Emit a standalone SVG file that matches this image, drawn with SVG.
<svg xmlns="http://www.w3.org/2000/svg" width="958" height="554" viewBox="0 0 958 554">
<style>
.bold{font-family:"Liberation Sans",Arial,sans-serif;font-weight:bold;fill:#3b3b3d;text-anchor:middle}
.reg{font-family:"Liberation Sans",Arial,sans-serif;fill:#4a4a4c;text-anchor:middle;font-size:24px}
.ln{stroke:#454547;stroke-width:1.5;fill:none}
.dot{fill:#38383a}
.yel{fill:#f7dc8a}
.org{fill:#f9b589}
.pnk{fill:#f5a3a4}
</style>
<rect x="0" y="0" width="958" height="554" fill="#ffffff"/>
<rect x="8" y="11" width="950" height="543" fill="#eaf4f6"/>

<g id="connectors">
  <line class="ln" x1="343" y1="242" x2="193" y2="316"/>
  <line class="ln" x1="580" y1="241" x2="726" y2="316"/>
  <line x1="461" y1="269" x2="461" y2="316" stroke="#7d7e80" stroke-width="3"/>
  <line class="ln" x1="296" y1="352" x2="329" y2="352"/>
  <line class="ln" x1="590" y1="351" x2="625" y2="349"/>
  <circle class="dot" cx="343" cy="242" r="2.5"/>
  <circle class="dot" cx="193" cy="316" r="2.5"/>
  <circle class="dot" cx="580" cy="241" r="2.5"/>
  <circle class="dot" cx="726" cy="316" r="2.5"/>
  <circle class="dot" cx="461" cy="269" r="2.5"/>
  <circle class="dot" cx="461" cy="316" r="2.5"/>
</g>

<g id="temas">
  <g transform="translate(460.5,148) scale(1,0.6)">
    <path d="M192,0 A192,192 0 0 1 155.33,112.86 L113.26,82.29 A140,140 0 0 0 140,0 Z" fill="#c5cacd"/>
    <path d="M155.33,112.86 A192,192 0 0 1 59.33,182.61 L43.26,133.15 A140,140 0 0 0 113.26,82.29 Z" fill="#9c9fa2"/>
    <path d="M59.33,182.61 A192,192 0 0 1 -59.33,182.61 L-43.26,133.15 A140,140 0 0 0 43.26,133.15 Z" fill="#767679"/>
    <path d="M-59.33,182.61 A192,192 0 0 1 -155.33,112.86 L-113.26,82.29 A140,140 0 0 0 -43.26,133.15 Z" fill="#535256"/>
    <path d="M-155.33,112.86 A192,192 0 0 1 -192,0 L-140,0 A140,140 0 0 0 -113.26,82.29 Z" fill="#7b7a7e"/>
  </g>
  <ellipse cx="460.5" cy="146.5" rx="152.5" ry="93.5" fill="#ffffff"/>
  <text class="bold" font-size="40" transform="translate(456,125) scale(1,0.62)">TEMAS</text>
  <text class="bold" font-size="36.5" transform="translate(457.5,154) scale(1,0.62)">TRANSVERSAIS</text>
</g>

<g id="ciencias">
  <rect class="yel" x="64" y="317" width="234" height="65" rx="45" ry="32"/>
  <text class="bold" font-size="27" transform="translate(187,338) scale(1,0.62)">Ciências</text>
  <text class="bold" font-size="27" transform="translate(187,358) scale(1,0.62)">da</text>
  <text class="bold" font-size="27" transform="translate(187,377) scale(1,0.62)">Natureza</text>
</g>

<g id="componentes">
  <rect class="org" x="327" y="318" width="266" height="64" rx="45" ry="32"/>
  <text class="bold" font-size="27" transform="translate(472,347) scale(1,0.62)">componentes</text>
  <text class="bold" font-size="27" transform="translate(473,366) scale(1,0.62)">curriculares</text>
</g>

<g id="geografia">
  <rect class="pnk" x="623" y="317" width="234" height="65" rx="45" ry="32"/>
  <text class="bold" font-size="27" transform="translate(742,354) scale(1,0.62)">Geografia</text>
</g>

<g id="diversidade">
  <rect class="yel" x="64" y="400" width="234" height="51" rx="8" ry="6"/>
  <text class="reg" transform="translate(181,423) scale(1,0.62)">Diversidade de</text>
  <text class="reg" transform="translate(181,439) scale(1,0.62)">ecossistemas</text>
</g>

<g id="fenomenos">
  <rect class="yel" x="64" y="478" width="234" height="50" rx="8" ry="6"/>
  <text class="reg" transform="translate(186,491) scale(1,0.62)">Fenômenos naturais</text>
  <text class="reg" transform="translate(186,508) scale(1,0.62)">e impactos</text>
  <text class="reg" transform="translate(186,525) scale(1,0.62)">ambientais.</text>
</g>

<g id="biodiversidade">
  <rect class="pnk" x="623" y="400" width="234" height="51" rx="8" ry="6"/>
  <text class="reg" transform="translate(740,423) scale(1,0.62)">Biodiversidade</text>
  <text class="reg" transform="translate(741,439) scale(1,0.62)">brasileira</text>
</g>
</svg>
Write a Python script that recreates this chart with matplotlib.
• • • •
YOUR TASK:
Pull out each record as written and restate it exactly.

ANSWER TO THE EXERCISE:
Emit a standalone SVG file that matches this image, drawn with SVG.
<svg xmlns="http://www.w3.org/2000/svg" width="958" height="554" viewBox="0 0 958 554">
<style>
.bold{font-family:"Liberation Sans",Arial,sans-serif;font-weight:bold;fill:#3b3b3d;text-anchor:middle}
.reg{font-family:"Liberation Sans",Arial,sans-serif;fill:#4a4a4c;text-anchor:middle;font-size:24px}
.ln{stroke:#454547;stroke-width:1.5;fill:none}
.dot{fill:#38383a}
.yel{fill:#f7dc8a}
.org{fill:#f9b589}
.pnk{fill:#f5a3a4}
</style>
<rect x="0" y="0" width="958" height="554" fill="#ffffff"/>
<rect x="8" y="11" width="950" height="543" fill="#eaf4f6"/>

<g id="connectors">
  <line class="ln" x1="343" y1="242" x2="193" y2="316"/>
  <line class="ln" x1="580" y1="241" x2="726" y2="316"/>
  <line x1="461" y1="269" x2="461" y2="316" stroke="#7d7e80" stroke-width="3"/>
  <line class="ln" x1="296" y1="352" x2="329" y2="352"/>
  <line class="ln" x1="590" y1="351" x2="625" y2="349"/>
  <circle class="dot" cx="343" cy="242" r="2.5"/>
  <circle class="dot" cx="193" cy="316" r="2.5"/>
  <circle class="dot" cx="580" cy="241" r="2.5"/>
  <circle class="dot" cx="726" cy="316" r="2.5"/>
  <circle class="dot" cx="461" cy="269" r="2.5"/>
  <circle class="dot" cx="461" cy="316" r="2.5"/>
</g>

<g id="temas">
  <g transform="translate(460.5,148) scale(1,0.6)">
    <path d="M192,0 A192,192 0 0 1 155.33,112.86 L113.26,82.29 A140,140 0 0 0 140,0 Z" fill="#c5cacd"/>
    <path d="M155.33,112.86 A192,192 0 0 1 59.33,182.61 L43.26,133.15 A140,140 0 0 0 113.26,82.29 Z" fill="#9c9fa2"/>
    <path d="M59.33,182.61 A192,192 0 0 1 -59.33,182.61 L-43.26,133.15 A140,140 0 0 0 43.26,133.15 Z" fill="#767679"/>
    <path d="M-59.33,182.61 A192,192 0 0 1 -155.33,112.86 L-113.26,82.29 A140,140 0 0 0 -43.26,133.15 Z" fill="#535256"/>
    <path d="M-155.33,112.86 A192,192 0 0 1 -192,0 L-140,0 A140,140 0 0 0 -113.26,82.29 Z" fill="#7b7a7e"/>
  </g>
  <ellipse cx="460.5" cy="146.5" rx="152.5" ry="93.5" fill="#ffffff"/>
  <text class="bold" font-size="40" transform="translate(456,125) scale(1,0.62)">TEMAS</text>
  <text class="bold" font-size="36.5" transform="translate(457.5,154) scale(1,0.62)">TRANSVERSAIS</text>
</g>

<g id="ciencias">
  <rect class="yel" x="64" y="317" width="234" height="65" rx="45" ry="32"/>
  <text class="bold" font-size="27" transform="translate(187,338) scale(1,0.62)">Ciências</text>
  <text class="bold" font-size="27" transform="translate(187,358) scale(1,0.62)">da</text>
  <text class="bold" font-size="27" transform="translate(187,377) scale(1,0.62)">Natureza</text>
</g>

<g id="componentes">
  <rect class="org" x="327" y="318" width="266" height="64" rx="45" ry="32"/>
  <text class="bold" font-size="27" transform="translate(472,347) scale(1,0.62)">componentes</text>
  <text class="bold" font-size="27" transform="translate(473,366) scale(1,0.62)">curriculares</text>
</g>

<g id="geografia">
  <rect class="pnk" x="623" y="317" width="234" height="65" rx="45" ry="32"/>
  <text class="bold" font-size="27" transform="translate(742,354) scale(1,0.62)">Geografia</text>
</g>

<g id="diversidade">
  <rect class="yel" x="64" y="400" width="234" height="51" rx="8" ry="6"/>
  <text class="reg" transform="translate(181,423) scale(1,0.62)">Diversidade de</text>
  <text class="reg" transform="translate(181,439) scale(1,0.62)">ecossistemas</text>
</g>

<g id="fenomenos">
  <rect class="yel" x="64" y="478" width="234" height="50" rx="8" ry="6"/>
  <text class="reg" transform="translate(186,491) scale(1,0.62)">Fenômenos naturais</text>
  <text class="reg" transform="translate(186,508) scale(1,0.62)">e impactos</text>
  <text class="reg" transform="translate(186,525) scale(1,0.62)">ambientais.</text>
</g>

<g id="biodiversidade">
  <rect class="pnk" x="623" y="400" width="234" height="51" rx="8" ry="6"/>
  <text class="reg" transform="translate(740,423) scale(1,0.62)">Biodiversidade</text>
  <text class="reg" transform="translate(741,439) scale(1,0.62)">brasileira</text>
</g>
</svg>
Write a Python script that recreates this chart with matplotlib.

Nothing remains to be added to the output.